# [EXERCISE INPUT]

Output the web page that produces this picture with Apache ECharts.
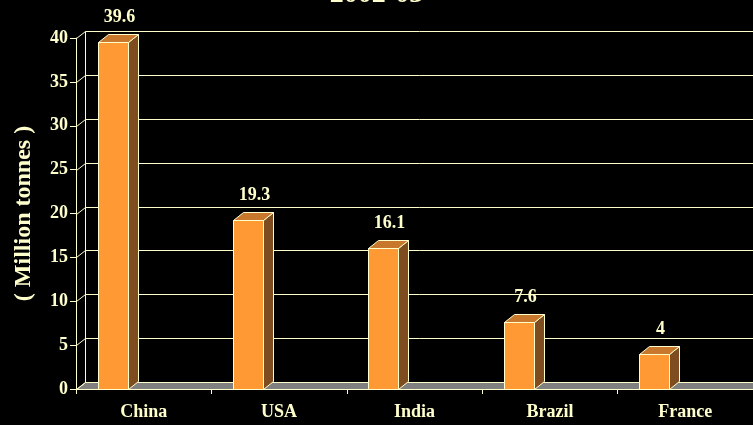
<!DOCTYPE html>
<html><head><meta charset="utf-8">
<script src="https://cdn.jsdelivr.net/npm/echarts@6/dist/echarts.min.js"></script>
<style>html,body{margin:0;padding:0;background:#000;}#c{width:753px;height:425px;}</style>
</head><body><div id="c"></div>
<script>
const titleText = '2002-03';
const categories = ['China', 'USA', 'India', 'Brazil', 'France'];
const values = [39.6, 19.3, 16.1, 7.6, 4];
const yTicks = [0, 5, 10, 15, 20, 25, 30, 35, 40];
const yName = '( Million tonnes )';

const CREAM = '#FFFFCC';
const FONT = '"Liberation Serif","Times New Roman",serif';
const DX = 9, DY = -7;      // wall depth
const BDX = 10, BDY = -8;   // bar depth
const px = v => Math.round(v) + 0.5;

const chart = echarts.init(document.getElementById('c'));
chart.setOption({
  backgroundColor: '#000',
  animation: false,
  title: {
    text: titleText, left: 'center', top: -24,
    textStyle: { color: CREAM, fontFamily: FONT, fontWeight: 'bold', fontSize: 28 }
  },
  grid: { left: 76, right: 0, top: 38, bottom: 36, containLabel: false, outerBoundsMode: 'none' },
  xAxis: {
    type: 'category', data: categories,
    axisLine: { show: true, lineStyle: { color: CREAM, width: 1 } },
    axisTick: { show: true, length: 5, lineStyle: { color: CREAM } },
    axisLabel: { color: CREAM, fontFamily: FONT, fontWeight: 'bold', fontSize: 18, margin: 14 },
    splitLine: { show: false }
  },
  yAxis: {
    type: 'value', min: 0, max: 40, interval: 5,
    name: yName, nameLocation: 'middle', nameRotate: 90, nameGap: 40,
    nameTextStyle: { color: CREAM, fontFamily: FONT, fontWeight: 'bold', fontSize: 24 },
    axisLine: { show: true, lineStyle: { color: CREAM, width: 1 } },
    axisTick: { show: true, length: 6, lineStyle: { color: CREAM } },
    axisLabel: { color: CREAM, fontFamily: FONT, fontWeight: 'bold', fontSize: 18, margin: 8 },
    splitLine: { show: false }
  },
  series: [
    {
      type: 'custom', z: 1, silent: true,
      data: yTicks.map(v => [0, v]),
      encode: { x: 0, y: 1 },
      renderItem: function (params, api) {
        const cs = params.coordSys;
        const v = api.value(1);
        const y = px(api.coord([0, v])[1]);
        const x0 = px(cs.x), x1 = cs.x + cs.width + 5;
        const children = [];
        if (v === 0) {
          const yTop = px(api.coord([0, 40])[1]);
          children.push({
            type: 'polygon',
            shape: { points: [[x0, y], [x0 + DX, y + DY], [x1, y + DY], [x1, y]] },
            style: { fill: '#808080', stroke: CREAM, lineWidth: 1 }
          });
          children.push({
            type: 'line',
            shape: { x1: x0 + DX, y1: y + DY, x2: x0 + DX, y2: yTop + DY },
            style: { stroke: CREAM, lineWidth: 1 }
          });
        }
        children.push({
          type: 'polyline',
          shape: { points: [[x0, y], [x0 + DX, y + DY], [x1, y + DY]] },
          style: { stroke: CREAM, lineWidth: 1, fill: null }
        });
        return { type: 'group', children: children };
      }
    },
    {
      type: 'custom', z: 3,
      data: values.map((v, i) => [i, v]),
      encode: { x: 0, y: 1 },
      renderItem: function (params, api) {
        const i = api.value(0), v = api.value(1);
        const c = api.coord([i, v]);
        const b = api.coord([i, 0]);
        const xl = px(c[0] - 46), xr = xl + 30;
        const yt = px(c[1]), yb = px(b[1]);
        return {
          type: 'group',
          children: [
            { type: 'polygon', shape: { points: [[xr, yt], [xr + BDX, yt + BDY], [xr + BDX, yb + BDY], [xr, yb]] },
              style: { fill: '#7F4C1F', stroke: CREAM, lineWidth: 1 } },
            { type: 'polygon', shape: { points: [[xl, yt], [xl + BDX, yt + BDY], [xr + BDX, yt + BDY], [xr, yt]] },
              style: { fill: '#C8782C', stroke: CREAM, lineWidth: 1 } },
            { type: 'rect', shape: { x: xl, y: yt, width: xr - xl, height: yb - yt },
              style: { fill: '#FF9933', stroke: CREAM, lineWidth: 1 } },
            { type: 'text', x: (xl + xr) / 2 + 6, y: yt - 25,
              style: { text: String(v), fill: CREAM, font: 'bold 18px ' + FONT, textAlign: 'center', textVerticalAlign: 'middle' } }
          ]
        };
      }
    }
  ]
});
</script>
</body></html>
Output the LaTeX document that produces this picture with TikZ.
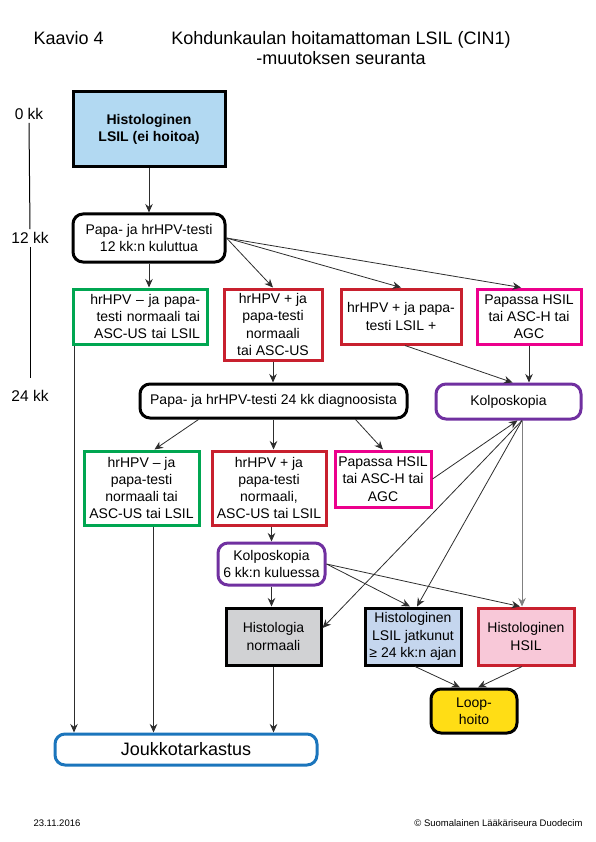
\documentclass[tikz,border=0pt]{standalone}
\usepackage{fontspec}
\setmainfont{Liberation Sans}
\usetikzlibrary{arrows.meta}
\definecolor{cgreen}{RGB}{0,166,81}
\definecolor{cred}{RGB}{200,32,46}
\definecolor{cmagenta}{RGB}{236,0,140}
\definecolor{cpurple}{RGB}{112,48,160}
\definecolor{cblue}{RGB}{27,117,188}
\definecolor{fillA}{RGB}{178,217,242}
\definecolor{fillgray}{RGB}{209,210,212}
\definecolor{fillblue}{RGB}{197,214,238}
\definecolor{fillpink}{RGB}{248,200,216}
\definecolor{fillyellow}{RGB}{255,221,21}
\definecolor{arrowgray}{RGB}{45,45,45}
\tikzset{
	box/.style={draw, line width=3pt, inner sep=0pt, align=center, font=\fontsize{14}{17.3}\selectfont},
	rbox/.style={box, rounded corners=10pt},
	arr/.style={-{Stealth[length=8.5pt,width=7.5pt]}, line width=0.8pt, arrowgray},
}

\begin{document}
\begin{tikzpicture}[x=1pt,y=-1pt]
	\useasboundingbox (0,0) rectangle (595,842);
	% titles
	\node[anchor=west, font=\fontsize{18}{20}\selectfont] (kaavio) at (30,38) {Kaavio 4};
	\node[align=center, font=\fontsize{18}{20}\selectfont] (title) at (341,48) {Kohdunkaulan hoitamattoman LSIL (CIN1)\\-muutoksen seuranta};
	% time line
	\node[font=\fontsize{15.5}{17}\selectfont, inner sep=2pt] (t0) at (29,114) {0 kk};
	\node[font=\fontsize{15.5}{17}\selectfont, inner sep=2pt] (t12) at (30,238) {12 kk};
	\node[font=\fontsize{15.5}{17}\selectfont, inner sep=2pt] (t24) at (30,396) {24 kk};
	\coordinate (tend) at (30,378);
	\draw[line width=1pt] ([yshift=-1pt]t0.south) -- ([yshift=1pt]t12.north);
	\draw[line width=1pt] ([yshift=-1pt]t12.south) -- (tend);

	% 0 and 12 months
	\node[box, fill=fillA, minimum width=152pt, minimum height=75pt, font=\fontsize{14}{17.3}\selectfont\bfseries] (hist) at (149,129.5) {Histologinen\\LSIL (ei hoitoa)};
	\node[rbox, minimum width=152pt, minimum height=48pt] (test12) at (149,238) {Papa- ja hrHPV-testi\\12 kk:n kuluttua};
	\node[box, draw=cgreen, minimum width=134pt, minimum height=55pt, text width=120pt, inner xsep=7pt, align=right] (neg12) at (140,316.5) {hrHPV -- ja papa-\\testi normaali tai\\ASC-US tai LSIL};
	\node[box, draw=cred, minimum width=98pt, minimum height=71pt] (pos12) at (273,324.5) {hrHPV + ja\\papa-testi\\normaali\\tai ASC-US};
	\node[box, draw=cred, minimum width=120pt, minimum height=55pt] (lsil12) at (401,316.5) {hrHPV + ja papa-\\testi LSIL +};
	\node[box, draw=cmagenta, minimum width=104pt, minimum height=55pt] (hsil12) at (529,316.5) {Papassa HSIL\\tai ASC-H tai\\AGC};

	% 24 months
	\node[rbox, minimum width=267pt, minimum height=34pt] (test24) at (273.5,401) {Papa- ja hrHPV-testi 24 kk diagnoosista};
	\node[rbox, draw=cpurple, minimum width=145pt, minimum height=35pt] (kolpo) at (508.5,401.5) {Kolposkopia};
	\node[box, draw=cgreen, minimum width=115pt, minimum height=74pt] (neg24) at (141.5,488) {hrHPV -- ja\\papa-testi\\normaali tai\\ASC-US tai LSIL};
	\node[box, draw=cred, minimum width=114pt, minimum height=74pt] (pos24) at (269,488) {hrHPV + ja\\papa-testi\\normaali,\\ASC-US tai LSIL};
	\node[box, draw=cmagenta, minimum width=96pt, minimum height=56pt] (hsil24) at (383,479) {Papassa HSIL\\tai ASC-H tai\\AGC};
	\node[rbox, draw=cpurple, minimum width=107pt, minimum height=42pt] (kolpo6) at (271.5,564) {Kolposkopia\\6 kk:n kuluessa};

	% outcomes
	\node[box, fill=fillgray, minimum width=95pt, minimum height=57pt] (normaali) at (273.5,636.5) {Histologia\\normaali};
	\node[box, fill=fillblue, minimum width=96pt, minimum height=57pt] (jatkunut) at (413,636.5) {Histologinen\\LSIL jatkunut\\≥ 24 kk:n ajan};
	\node[box, draw=cred, fill=fillpink, minimum width=96pt, minimum height=57pt] (hsil) at (526,636.5) {Histologinen\\HSIL};
	\node[rbox, fill=fillyellow, minimum width=86pt, minimum height=44pt] (loop) at (474,711) {Loop-\\hoito};
	\node[rbox, draw=cblue, minimum width=262pt, minimum height=31pt, font=\fontsize{18}{20}\selectfont] (jouk) at (186,749.5) {Joukkotarkastus};

	% footer
	\node[anchor=west, font=\fontsize{9.5}{11}\selectfont] (date) at (30,823) {23.11.2016};
	\node[anchor=east, font=\fontsize{9.5}{11}\selectfont] (copy) at (586,823) {© Suomalainen Lääkäriseura Duodecim};

	% from 0 and 12 months
	\draw[arr] (hist) -- (test12);
	\draw[arr] (test12.south) -- (test12.south |- neg12.north);
	\draw[arr] (test12.east) -- (pos12.north);
	\draw[arr] (test12.east) -- (lsil12.north);
	\draw[arr] (test12.east) -- ([xshift=-8pt]hsil12.north);
	\draw[arr] ([xshift=-66pt]neg12.south) -- ([xshift=-66pt]neg12.south |- jouk.north);
	\draw[arr] (pos12.south) -- (pos12.south |- test24.north);
	\draw[arr] ([xshift=4pt]lsil12.south) -- ([xshift=4pt]kolpo.north);
	\draw[arr] (hsil12.south) -- (hsil12.south |- kolpo.north);
	% from 24 months
	\draw[arr] ([xshift=-75pt]test24.south) -- ([xshift=13pt]neg24.north);
	\draw[arr] (test24.south) -- (test24.south |- neg24.north);
	\draw[arr] ([xshift=82pt]test24.south) -- (hsil24.north);
	\draw[arr] (hsil24.east) -- ([xshift=9pt]kolpo.south);
	\draw[arr] ([xshift=12pt]neg24.south) -- ([xshift=12pt]neg24.south |- jouk.north);
	\draw[arr] (kolpo6.north |- pos24.south) -- (kolpo6.north);
	% from colposcopies
	\draw[arr] (kolpo6.east) -- ([xshift=-3pt]jatkunut.north);
	\draw[arr] (kolpo6.east) -- ([xshift=-6pt]hsil.north);
	\draw[arr] (kolpo6.south) -- (kolpo6.south |- normaali.north);
	\draw[arr] ([xshift=13.5pt]kolpo.south) -- ([yshift=8.5pt]normaali.east);
	\draw[arr] ([xshift=13.5pt]kolpo.south) -- ([xshift=4pt]jatkunut.north);
	\draw[arr, gray] ([xshift=13.5pt]kolpo.south) -- ([xshift=13.5pt]kolpo.south |- hsil.north);
	% to screening and loop
	\draw[arr] (normaali.south) -- (normaali.south |- jouk.north);
	\draw[arr] ([xshift=2pt]jatkunut.south) -- ([xshift=-14pt]loop.north);
	\draw[arr] ([xshift=-4pt]hsil.south) -- ([xshift=4pt]loop.north);
\end{tikzpicture}
\end{document}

# [WORK REQUIRED]
From the listing above, repeat only the lines between the line containing "Output the LaTeX" and the line containing "([yshift=-1pt]t12.south) -- (tend);", those two included. Pictures are not part of the copy.

# [SOLUTION FOR THIS PROBLEM]
Output the LaTeX document that produces this picture with TikZ.
\documentclass[tikz,border=0pt]{standalone}
\usepackage{fontspec}
\setmainfont{Liberation Sans}
\usetikzlibrary{arrows.meta}
\definecolor{cgreen}{RGB}{0,166,81}
\definecolor{cred}{RGB}{200,32,46}
\definecolor{cmagenta}{RGB}{236,0,140}
\definecolor{cpurple}{RGB}{112,48,160}
\definecolor{cblue}{RGB}{27,117,188}
\definecolor{fillA}{RGB}{178,217,242}
\definecolor{fillgray}{RGB}{209,210,212}
\definecolor{fillblue}{RGB}{197,214,238}
\definecolor{fillpink}{RGB}{248,200,216}
\definecolor{fillyellow}{RGB}{255,221,21}
\definecolor{arrowgray}{RGB}{45,45,45}
\tikzset{
	box/.style={draw, line width=3pt, inner sep=0pt, align=center, font=\fontsize{14}{17.3}\selectfont},
	rbox/.style={box, rounded corners=10pt},
	arr/.style={-{Stealth[length=8.5pt,width=7.5pt]}, line width=0.8pt, arrowgray},
}

\begin{document}
\begin{tikzpicture}[x=1pt,y=-1pt]
	\useasboundingbox (0,0) rectangle (595,842);
	% titles
	\node[anchor=west, font=\fontsize{18}{20}\selectfont] (kaavio) at (30,38) {Kaavio 4};
	\node[align=center, font=\fontsize{18}{20}\selectfont] (title) at (341,48) {Kohdunkaulan hoitamattoman LSIL (CIN1)\\-muutoksen seuranta};
	% time line
	\node[font=\fontsize{15.5}{17}\selectfont, inner sep=2pt] (t0) at (29,114) {0 kk};
	\node[font=\fontsize{15.5}{17}\selectfont, inner sep=2pt] (t12) at (30,238) {12 kk};
	\node[font=\fontsize{15.5}{17}\selectfont, inner sep=2pt] (t24) at (30,396) {24 kk};
	\coordinate (tend) at (30,378);
	\draw[line width=1pt] ([yshift=-1pt]t0.south) -- ([yshift=1pt]t12.north);
	\draw[line width=1pt] ([yshift=-1pt]t12.south) -- (tend);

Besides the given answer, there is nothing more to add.